Save the normalized geosocial media posts as .csv file

In [None]:
# save dataframe as .csv
output_file = OUTPUT/'Normalized_GeosocialMediaData.csv'
normalized_df.to_csv(output_file, encoding= "UTF-8")

Save the Corpus as .txt file

In [None]:
outputCorpus = OUTPUT/'corpus_GeosocialMedia.txt'
with open(outputCorpus, 'w') as f:
    for item in corpus_list:
        f.writelines("%s\n" % item)

### 4. Training word2vec language model and Word Embeddings on the geosocial social media corpus previously created

In [None]:
#read corpus file
corpusFile = OUTPUT/'corpus_GeosocialMedia.txt'
corpus = [line.rstrip('\n').split(' ') for line in open(corpusFile)]

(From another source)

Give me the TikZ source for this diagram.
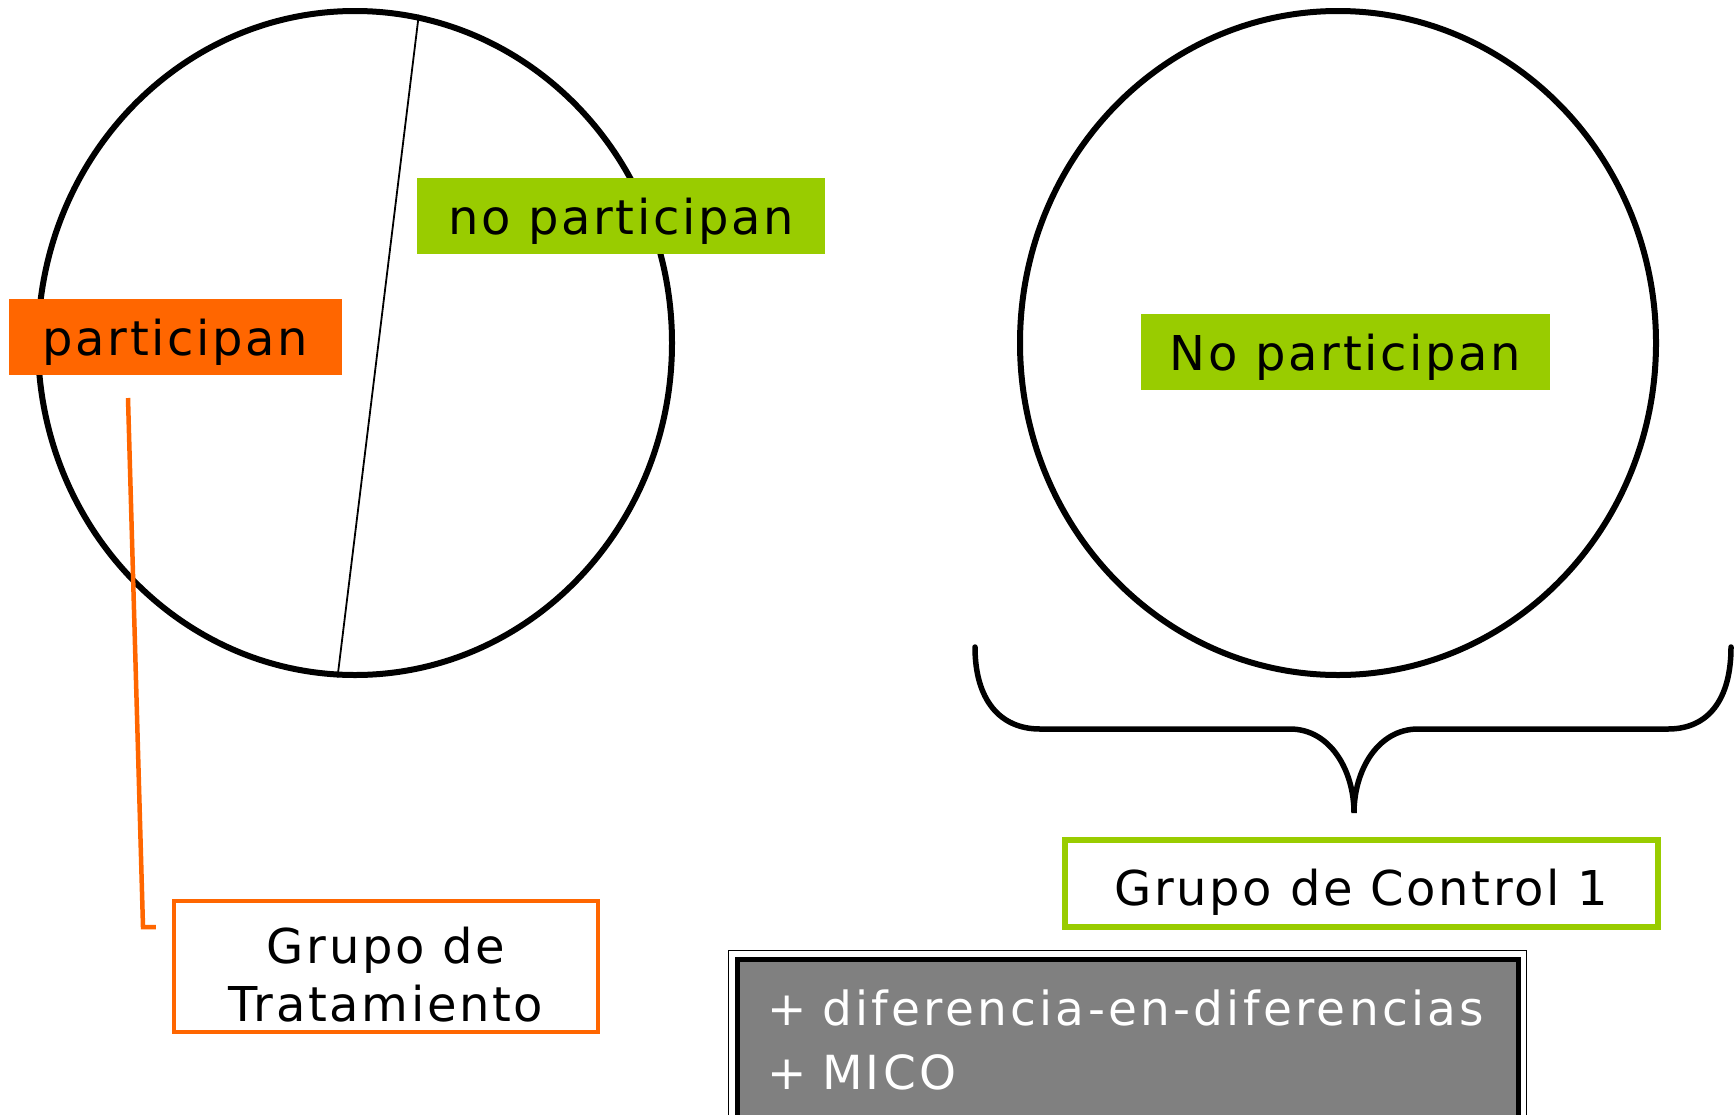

#train word2vec model on geosocial media corpus 
model_w2v = Word2Vec(sentences=corpus,
                     corpus_file=None,
                     size=300, 
                     alpha=0.025, 
                     window=5,
                     min_count=5,
                     max_vocab_size=None,
                     sample=0.001,
                     seed=1,
                     workers=4,
                     min_alpha=0.0001,
                     sg=1,
                     hs=0,
                     negative=5,
                     ns_exponent=0.75,
                     iter=15,
                     null_word=0,
                     trim_rule=None,
                     sorted_vocab=1,
                     batch_words=10000,
                     compute_loss=False,
                     callbacks=(),
                     max_final_vocab=None)

In [None]:
#save model
model_file = OUTPUT/'word2vec_GeosocialMedia.model'
model_w2v.save(model_file)

#### References

1. Mikolov, T., Chen, K., Corrado, G., Dean, J., 2013. Efficient Estimation of Word Representations in Vector Space. ICLR Workshop. https://doi.org/10.48550/arXiv.1301.3781
2. Řehůřek, R., Sojka, P., 2010. Software Framework for Topic Modelling with Large Corpora. In Proc. of the LREC 2010 Workshop on New Challenges for NLP Frameworks, 45–50. Valletta, Malta: ELRA.